Drawing the Devil

It was a summery Sunday afternoon. I was in the kitchen clutching crayons in my five year-old fingers, digits of somewhat-old-enough-to-know-what-I-was-doing hands, and I was feeling particularly evil. The crayon selection should have been a dead giveaway: Black and Red Crayola. I slashed the jarring colored lines against the white and pure paper that my mother had given to me moments earlier.

“Mom, mom!” I shouted to her, an excited nervousness growing in my belly. ”Momma, I drew you something!”

My mother gracefully entered the room, tiptoeing softly but speedily. Her petite and flawless nature was so maternal, so motherly, with an essence of beauty brimming from her hair, lips, eyes, and heart.

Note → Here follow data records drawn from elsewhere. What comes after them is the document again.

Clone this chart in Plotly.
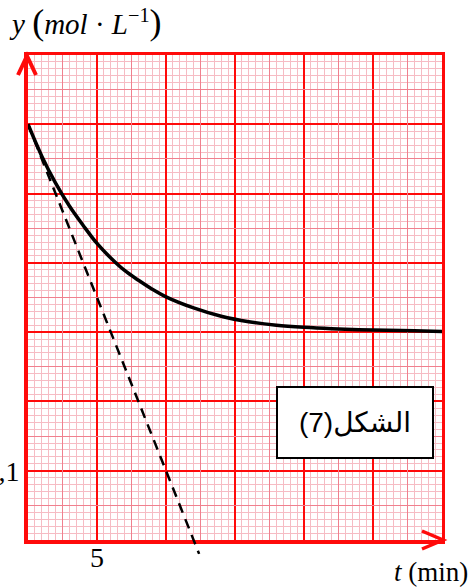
import plotly.graph_objects as go

# ---- data ----
t_curve = [0, 1, 2, 3, 4, 5, 6, 7, 8, 9, 10, 12, 14, 16, 18, 20, 22, 25, 28, 30]
y_curve = [0.600, 0.554, 0.515, 0.482, 0.454, 0.428, 0.407, 0.389, 0.375, 0.362,
           0.351, 0.335, 0.323, 0.315, 0.310, 0.307, 0.305, 0.303, 0.302, 0.301]
t_tangent = [0, 12.4]
y_tangent = [0.6, -0.02]

x_major = [0, 5, 10, 15, 20, 25, 30]
x_major_text = ["", "5", "", "", "", "", ""]
x_medium = [2.5, 7.5, 12.5, 17.5, 22.5, 27.5]
y_major = [0, 0.1, 0.2, 0.3, 0.4, 0.5, 0.6, 0.7]
y_major_text = ["", "0,1", "", "", "", "", "", ""]
y_medium = [0.05, 0.15, 0.25, 0.35, 0.45, 0.55, 0.65]

# ---- geometry ----
W, H = 471, 587
ML, MR, MT, MB = 28, 29, 55, 30
axis_bottom_px = 540
plot_h = H - MT - MB
y_dom0 = (H - MB - axis_bottom_px) / plot_h
y2_low = -0.7 * (H - MB - axis_bottom_px) / (axis_bottom_px - MT)

RED = "#ff0a0a"
MINOR = "#f6bcc4"
MEDIUM = "#f0808e"

def px(x):
    return (x - ML) / (W - ML - MR)

def py(y):
    return (H - MB - y) / plot_h

fig = go.Figure()

# empty trace so the medium-grid / border overlay axes exist
fig.add_trace(go.Scatter(x=[], y=[], mode="lines", xaxis="x3", yaxis="y3",
                         hoverinfo="skip", showlegend=False))
fig.add_trace(go.Scatter(x=t_curve, y=y_curve, mode="lines",
                         line=dict(color="black", width=3.5, shape="spline"),
                         xaxis="x", yaxis="y", hoverinfo="skip", showlegend=False))
fig.add_trace(go.Scatter(x=t_tangent, y=y_tangent, mode="lines",
                         line=dict(color="black", width=2.5, dash="10px,7px"),
                         xaxis="x2", yaxis="y2", hoverinfo="skip", showlegend=False))

serif = "Liberation Serif, Times New Roman, serif"

fig.update_layout(
    width=W, height=H,
    margin=dict(l=ML, r=MR, t=MT, b=MB, pad=0, autoexpand=False),
    paper_bgcolor="white", plot_bgcolor="rgba(0,0,0,0)",
    showlegend=False,
    xaxis=dict(range=[0, 30], domain=[0, 1], anchor="y", automargin=False,
               tickmode="array", tickvals=x_major, ticktext=x_major_text,
               ticks="", showgrid=True, gridcolor=RED, gridwidth=2,
               minor=dict(tick0=0, dtick=0.5, showgrid=True, gridcolor=MINOR, gridwidth=1, ticks=""),
               showline=True, linecolor=RED, linewidth=4, zeroline=False,
               ticklabelstandoff=-11,
               tickfont=dict(family=serif, size=28, color="black")),
    yaxis=dict(range=[0, 0.7], domain=[y_dom0, 1], anchor="x", automargin=False,
               tickmode="array", tickvals=y_major, ticktext=y_major_text,
               ticks="", showgrid=True, gridcolor=RED, gridwidth=2,
               minor=dict(tick0=0, dtick=0.01, showgrid=True, gridcolor=MINOR, gridwidth=1, ticks=""),
               showline=True, linecolor=RED, linewidth=4, zeroline=False,
               ticklabelstandoff=-1,
               tickfont=dict(family=serif, size=28, color="black")),
    xaxis2=dict(range=[0, 30], domain=[0, 1], anchor="y2", visible=False, automargin=False),
    yaxis2=dict(range=[y2_low, 0.7], domain=[0, 1], anchor="x2", visible=False, automargin=False),
    xaxis3=dict(range=[0, 30], overlaying="x", side="top", anchor="y3", automargin=False,
                tickmode="array", tickvals=x_medium, showticklabels=False, ticks="",
                showgrid=True, gridcolor=MEDIUM, gridwidth=1,
                showline=True, linecolor=RED, linewidth=2.5, zeroline=False),
    yaxis3=dict(range=[0, 0.7], overlaying="y", side="right", anchor="x3", automargin=False,
                tickmode="array", tickvals=y_medium, showticklabels=False, ticks="",
                showgrid=True, gridcolor=MEDIUM, gridwidth=1,
                showline=True, linecolor=RED, linewidth=2.5, zeroline=False),
)

# arrow heads (open chevrons)
fig.add_shape(type="path", xref="paper", yref="paper",
              path=f"M {px(18)},{py(75)} L {px(27)},{py(56)} L {px(36)},{py(75)}",
              line=dict(color=RED, width=4))
fig.add_shape(type="path", xref="paper", yref="paper",
              path=f"M {px(422)},{py(531)} L {px(443)},{py(540)} L {px(422)},{py(549)}",
              line=dict(color=RED, width=3.5))

# axis titles
big = '<span style="font-size:36px">{}</span>'
fig.add_annotation(xref="paper", yref="paper", x=px(7), y=py(22), xanchor="left", yanchor="middle",
                   text="<i>y</i> " + big.format("(") + "<i>mol</i> · <i>L</i><sup>−1</sup>" + big.format(")"),
                   showarrow=False,
                   font=dict(family=serif, size=29, color="black"))
fig.add_annotation(xref="paper", yref="paper", x=px(470), y=py(572), xanchor="right", yanchor="middle",
                   text="<i>t</i> (min)", showarrow=False,
                   font=dict(family=serif, size=27, color="black"))

# figure label box
fig.add_annotation(xref="paper", yref="paper", x=px(355), y=py(422), xanchor="center", yanchor="middle",
                   text="(7)الشكل", showarrow=False,
                   width=150, height=65, borderpad=2, borderwidth=2,
                   bordercolor="black", bgcolor="white",
                   font=dict(family="Liberation Sans, DejaVu Sans, sans-serif", size=28, color="black"))

fig.write_html("out.html", config={"displayModeBar": False},
               post_script="document.body.style.margin='0px';")
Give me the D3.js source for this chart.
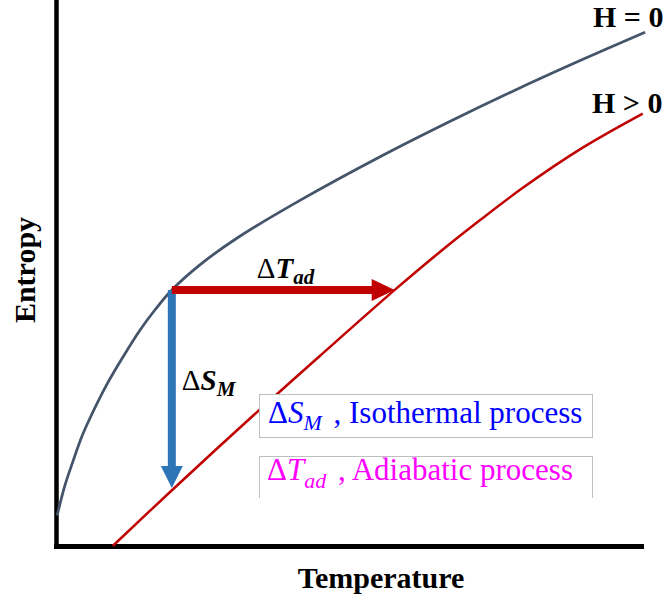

I slowly turned my crayoned-up paper toward her. Pulling the corners of my mouth into a wider smile, my eyes focused on the dainty gold cross slipping away from her neck as she bent over to see, the symbol gently knocking against her dress’s neckline.

“Mom, its a picture of me.” I straightened up, tall and proud of my creation, “Me and my best friend, the devil.”

The natural floral of her cheeks escaped, turning astonishingly pale. Time stopped. The Holy Family shrieked in unison from the heavens, grasping each other tightly.

Barbara!” Her voiced boomed, erupting dangerously from her small frame. Her otherwise gentle nature was gone. I had committed a great crime. 

My mother raised her hand high and rapped against my bottom. We both shouted, but she shouted out the demons that must have been within me and I shouted out in pain.

I’ve always been an on-and-off-again skeptic of Catholicism in my house. This was a natural state of being. My older siblings slowly narrowed their way out of the weekly Catholic services as the years progressed, making up reasons to “go to the earlier mass” or hit up the “Saturday night service.” The pew that was once filled with fourteen Powell bodies, sure enough, would thin out year by year.

It was easy to be a cynic of the faith because my parents would go to fantastic lengths to engrain Jesus and God into our hearts. He was everywhere.

My earliest memory is, unsurprisingly, about God.

I was in my crib, painfully alone in my older sister’s room. The lights had been off for what felt like hours, but I could not fall asleep. I’m not tired! I thought, I want to stay up! The house was insufferably still and I’m sure all were sleeping soundly—but me.

Frustrated, I began to cry in hopes that someone would wake to keep me company. When there was no response to my false tears, my cries evolved into wailing.


A deep voice split through the bedroom door, startling me.


I sniffled a half-response, my nose gooey from snotted tears and my eyes blurred with the moisture, “I’m not tired.”


I sniffled meekly, “Okay.” Obediently, I rolled over onto my side and promptly fell asleep.

That day and every day that followed, I had a cloud of suspicion hanging over my head. Why would God go out of his way just to tell me to go to sleep? Why did God sound like my dad?

My skepticism was ignited. And using that fire I questioned my parents in many little ways, including that drawing of the Devil and Me.